Still wearing his Duke No. 1 jersey, the 7-1 center was still absorbing the abrupt end to his freshman — and likely only — season with the Blue Devils.
"This isn't what all came here for," Lively said after Tennessee ousted Duke, 65-52, in the NCAA Tournament East Region second round. "We came here to get farther than this. I'm just glad me and my brothers are together to this point. I'm sad we didn't get to where we wanted but it was a great year. We learned a lot. We all grew up."
That sums up the first season of the rest of Duke's basketball life, the first season without Hall of Fame coach Mike Krzyzewski since the 1979-80 campaign. Former Duke player and assistant coach Jon Scheyer replaced Krzyzewski as head coach, steering the Blue Devils through a season with painful lows, but also joyous highs.
There were painful, one-sided losses — a 75-56 loss to Purdue, a 84-60 pounding at N.C. State, and a 81-59 defeat at Miami, just to name three. Duke fell out of the Associated Press Top 25 in January and didn't return until March, the kind of slippage not normally associated with the Blue Devils.
Injuries along the way, in preseason, the regular season and the postseason, to Lively, Dariq Whitehead, Jeremy Roach and Mark Mitchell complicated Scheyer's first season.
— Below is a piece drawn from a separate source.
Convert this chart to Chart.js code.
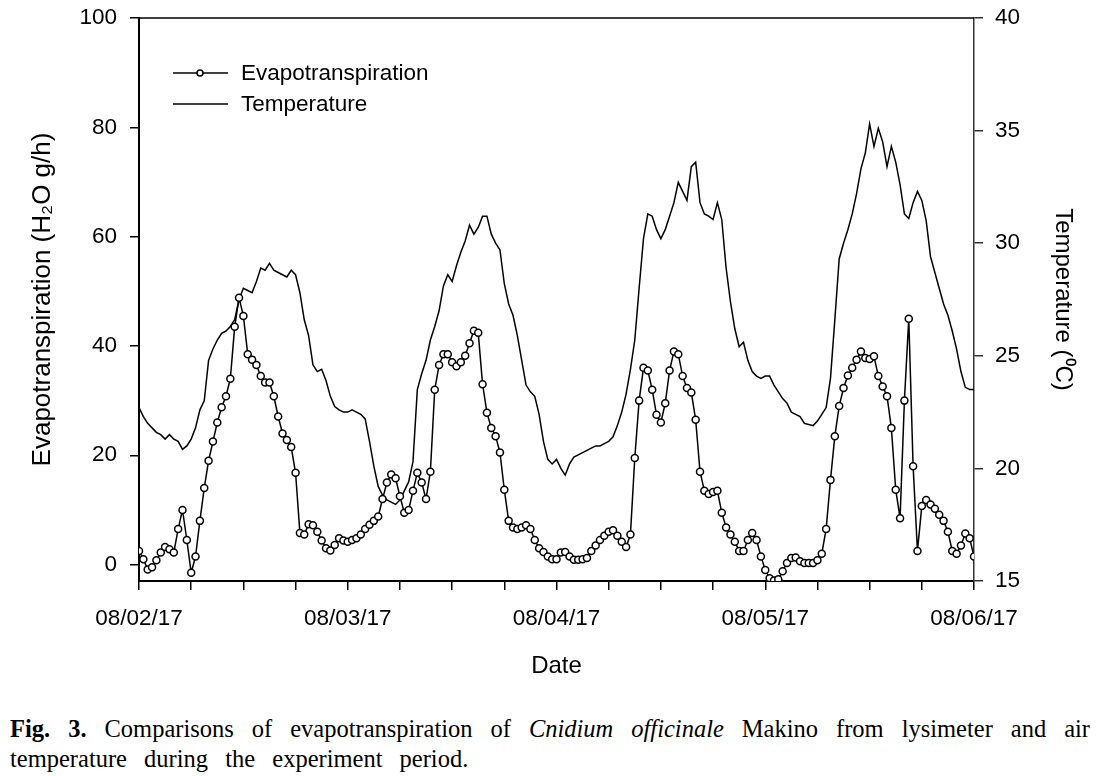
<!DOCTYPE html>
<html>
<head>
<meta charset="utf-8">
<script src="https://cdn.jsdelivr.net/npm/chart.js@4.4.1/dist/chart.umd.min.js"></script>
<style>
  html, body { margin: 0; padding: 0; background: #fff; }
  #wrap { position: relative; width: 1102px; height: 776px; overflow: hidden; }
  #chart { position: absolute; left: 0; top: 0; }
  .caption {
    position: absolute; left: 10px; width: 1080px;
    font-family: "Liberation Serif", "Times New Roman", serif;
    font-size: 24.5px; line-height: 30px; color: #000; white-space: nowrap;
  }
  #cap1 { top: 714px; text-align: justify; text-align-last: justify; }
  #cap2 { top: 744px; word-spacing: 11px; }
</style>
</head>
<body>
<div id="wrap">
  <canvas id="chart" width="1102" height="690"></canvas>
  <div class="caption" id="cap1"><b>Fig. 3.</b> Comparisons of evapotranspiration of <i>Cnidium officinale</i> Makino from lysimeter and air</div>
  <div class="caption" id="cap2">temperature during the experiment period.</div>
</div>
<script>
// Readings every 30 min, 08/02/17 00:00 to 08/06/17 00:00
const dayLabels = ['08/02/17', '08/03/17', '08/04/17', '08/05/17', '08/06/17'];
const sampleStepHours = 0.5;

// H2O g/h
const evapotranspiration = [
  // 08/02
  2.5, 1.0, -0.9, -0.5, 0.8, 2.2, 3.2, 2.8, 2.2, 6.5,
  10.0, 4.5, -1.5, 1.5, 8.0, 14.0, 19.0, 22.5, 26.0, 28.8,
  30.8, 34.0, 43.5, 48.8, 45.5, 38.5, 37.5, 36.5, 34.5, 33.3,
  33.3, 30.8, 27.1, 24.0, 22.8, 21.5, 16.8, 5.8, 5.5, 7.4,
  7.2, 6.0, 4.4, 3.0, 2.6, 3.6, 4.8, 4.4,
  // 08/03
  4.2, 4.5, 4.8, 5.5, 6.5, 7.3, 8.0, 8.8, 12.0, 15.0,
  16.5, 15.8, 12.5, 9.5, 10.0, 13.5, 16.8, 15.0, 12.0, 17.0,
  32.0, 36.5, 38.5, 38.5, 37.0, 36.3, 37.0, 38.2, 40.5, 42.8,
  42.4, 33.0, 27.8, 25.0, 23.5, 20.5, 13.7, 8.0, 6.8, 6.5,
  6.8, 7.2, 6.5, 4.5, 3.0, 2.3, 1.5, 1.0,
  // 08/04
  1.0, 2.2, 2.3, 1.5, 0.9, 0.9, 1.0, 1.2, 2.5, 3.5,
  4.5, 5.3, 6.0, 6.3, 5.3, 4.2, 3.2, 5.5, 19.5, 30.0,
  36.0, 35.5, 32.0, 27.4, 26.0, 29.5, 35.5, 39.0, 38.5, 34.5,
  32.3, 31.5, 26.5, 17.0, 13.5, 12.9, 13.3, 13.5, 9.5, 6.8,
  5.5, 4.2, 2.5, 2.5, 4.5, 5.8, 4.5, 1.5,
  // 08/05
  -1.0, -2.5, -2.9, -2.7, -1.2, 0.3, 1.2, 1.3, 0.6, 0.3,
  0.3, 0.3, 0.8, 2.0, 6.5, 15.5, 23.5, 29.0, 32.3, 34.6,
  36.0, 37.5, 39.0, 37.8, 37.6, 38.1, 34.5, 32.6, 30.8, 25.0,
  13.7, 8.5, 30.0, 45.0, 18.0, 2.5, 10.7, 11.8, 11.0, 10.2,
  9.1, 8.0, 6.0, 2.5, 2.0, 3.5, 5.7, 4.8,
  // 08/06 00:00
  1.5
];

// air temperature, degC
const temperature = [
  // 08/02
  22.7, 22.3, 22.0, 21.8, 21.6, 21.5, 21.3, 21.5, 21.3, 21.2,
  20.85, 21.0, 21.3, 21.8, 22.6, 23.0, 24.8, 25.3, 25.7, 26.0,
  26.1, 26.3, 26.6, 27.5, 28.0, 27.9, 27.8, 28.3, 28.9, 28.8,
  29.1, 28.8, 28.7, 28.6, 28.5, 28.8, 28.6, 27.8, 26.6, 25.9,
  24.6, 24.3, 24.4, 23.9, 23.2, 22.75, 22.6, 22.5,
  // 08/03
  22.5, 22.6, 22.5, 22.4, 22.2, 21.2, 20.1, 19.2, 18.8, 18.6,
  18.5, 18.4, 18.6, 19.0, 19.4, 20.3, 23.5, 24.2, 24.8, 25.7,
  26.3, 27.0, 28.1, 28.6, 28.3, 29.0, 29.6, 30.1, 30.8, 30.4,
  30.7, 31.2, 31.2, 30.4, 30.0, 29.7, 28.2, 27.3, 26.8, 25.9,
  24.8, 23.7, 23.4, 23.2, 22.4, 21.2, 20.4, 20.2,
  // 08/04
  20.4, 20.0, 19.7, 20.2, 20.5, 20.6, 20.7, 20.8, 20.9, 21.0,
  21.0, 21.1, 21.2, 21.4, 21.9, 22.5, 23.3, 24.4, 25.7, 28.0,
  30.2, 31.3, 31.2, 30.6, 30.2, 30.6, 31.2, 31.8, 32.7, 32.3,
  31.9, 33.4, 33.6, 31.8, 31.3, 31.2, 31.05, 31.8, 31.05, 28.9,
  27.4, 26.2, 25.4, 25.6, 24.8, 24.3, 24.1, 24.0,
  // 08/05
  24.1, 24.1, 23.7, 23.4, 23.1, 22.9, 22.5, 22.4, 22.3, 22.0,
  21.95, 21.9, 22.1, 22.4, 22.7, 24.0, 26.6, 29.3, 30.0, 30.6,
  31.3, 32.2, 33.3, 34.0, 35.3, 34.3, 35.1, 34.5, 33.4, 34.3,
  33.6, 32.6, 31.3, 31.1, 31.8, 32.3, 31.9, 31.0, 29.4, 28.7,
  28.0, 27.3, 26.8, 26.1, 25.3, 24.3, 23.6, 23.5,
  // 08/06 00:00
  23.5
];

const leftTicks = [0, 20, 40, 60, 80, 100];
const rightTicks = [15, 20, 25, 30, 35, 40];
const xTickHours = [0, 6, 12, 18, 24, 30, 36, 42, 48, 54, 60, 66, 72, 78, 84, 90, 96];

const sampleHours = evapotranspiration.map((_, i) => i * sampleStepHours);

const SANS = '"Liberation Sans", Arial, sans-serif';
const tickFont = { family: SANS, size: 22.5 };

// top frame line + legend inside the plot
const frameAndLegend = {
  id: 'frameAndLegend',
  afterDraw(chart) {
    const { ctx, chartArea: a } = chart;
    ctx.save();
    ctx.strokeStyle = '#000';
    ctx.lineWidth = 1.5;
    ctx.beginPath();
    ctx.moveTo(a.left, a.top);
    ctx.lineTo(a.right, a.top);
    ctx.stroke();

    ctx.font = '22.5px ' + SANS;
    ctx.fillStyle = '#000';
    ctx.textBaseline = 'middle';
    chart.data.datasets.forEach((ds, i) => {
      const y = 73 + i * 31;
      ctx.lineWidth = 1.5;
      ctx.beginPath();
      ctx.moveTo(173, y);
      ctx.lineTo(228, y);
      ctx.stroke();
      if (ds.pointRadius > 0) {
        ctx.beginPath();
        ctx.arc(200, y, 3, 0, Math.PI * 2);
        ctx.fillStyle = '#fff';
        ctx.fill();
        ctx.stroke();
        ctx.fillStyle = '#000';
      }
      ctx.fillText(ds.label, 241, y + 1);
    });
    ctx.restore();
  }
};

// y scales: fixed width, no extra top/bottom padding from the tick labels
const fixY = (w) => (s) => { s.width = w; s.paddingTop = 0; s.paddingBottom = 0; };

new Chart(document.getElementById('chart'), {
  type: 'line',
  data: {
    datasets: [
      {
        label: 'Evapotranspiration',
        data: sampleHours.map((h, i) => ({ x: h, y: evapotranspiration[i] })),
        yAxisID: 'yET',
        borderColor: '#000',
        borderWidth: 1.5,
        pointStyle: 'circle',
        pointRadius: 3.5,
        pointBorderWidth: 1.5,
        pointBackgroundColor: '#fff',
        pointBorderColor: '#000',
        tension: 0
      },
      {
        label: 'Temperature',
        data: sampleHours.map((h, i) => ({ x: h, y: temperature[i] })),
        yAxisID: 'yT',
        borderColor: '#000',
        borderWidth: 1.5,
        pointRadius: 0,
        tension: 0
      }
    ]
  },
  options: {
    responsive: false,
    animation: false,
    events: [],
    layout: { padding: { top: 18, left: 0, right: 0, bottom: 0 } },
    plugins: { legend: { display: false }, tooltip: { enabled: false } },
    scales: {
      x: {
        type: 'linear',
        min: 0,
        max: 96,
        afterBuildTicks: (s) => { s.ticks = xTickHours.map(v => ({ value: v })); },
        afterFit: (s) => { s.height = 109; },
        border: { display: true, color: '#000', width: 2 },
        grid: { drawOnChartArea: false, tickLength: 9, color: '#000', lineWidth: 1.5 },
        ticks: {
          autoSkip: false, maxRotation: 0, padding: 15, color: '#000', font: tickFont,
          callback: (v) => (v % 24 === 0 ? dayLabels[v / 24] : '')
        },
        title: { display: true, text: 'Date', color: '#000', font: { family: SANS, size: 24 }, padding: { top: 0, bottom: 9 } }
      },
      yET: {
        position: 'left',
        min: -3,
        max: 100,
        afterBuildTicks: (s) => { s.ticks = leftTicks.map(v => ({ value: v })); },
        afterFit: fixY(139),
        border: { display: true, color: '#000', width: 2 },
        grid: { drawOnChartArea: false, tickLength: 9, color: '#000', lineWidth: 1.5 },
        ticks: { padding: 13, color: '#000', font: tickFont },
        title: { display: true, text: 'Evapotranspiration (H\u2082O g/h)', color: '#000', font: { family: SANS, size: 26 }, padding: { top: 27, bottom: 0 } }
      },
      yT: {
        position: 'right',
        min: 15,
        max: 40,
        afterBuildTicks: (s) => { s.ticks = rightTicks.map(v => ({ value: v })); },
        afterFit: fixY(128),
        border: { display: true, color: '#333', width: 1.5 },
        grid: { drawOnChartArea: false, tickLength: 9, color: '#333', lineWidth: 1.5 },
        ticks: { padding: 12, color: '#000', font: tickFont },
        title: { display: true, text: 'Temperature (\u2070C)', color: '#000', font: { family: SANS, size: 24 }, padding: { top: 25, bottom: 0 } }
      }
    }
  },
  plugins: [frameAndLegend]
});
</script>
</body>
</html>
Yet, a new banner will be placed in Cameron Indoor Stadium's rafters to remember this season after Duke won the ACC championship. The Blue Devils went 16-0 at home. They swept rival North Carolina in their two regular-season games, two impactful dents in the Tar Heels' resume that led to them becoming the first preseason No. 1 team to miss the NCAA Tournament since its 1985 expansion to 64 teams.
Mixed emotions, mixed results
Duke played its best basketball at the end of the season, riding a 10-game winning streak into Saturday's game with Tennessee.
"We've had, really, a great season," Scheyer said Saturday, "and it's hard to reflect on all of that right now, in the moment. I'm hurting for these guys. They've given us everything you could ask for. They've fought through adversity. They've stuck together when things weren't looking as good and came into this game one of the hottest teams in the country. We felt like we were supposed to win this game."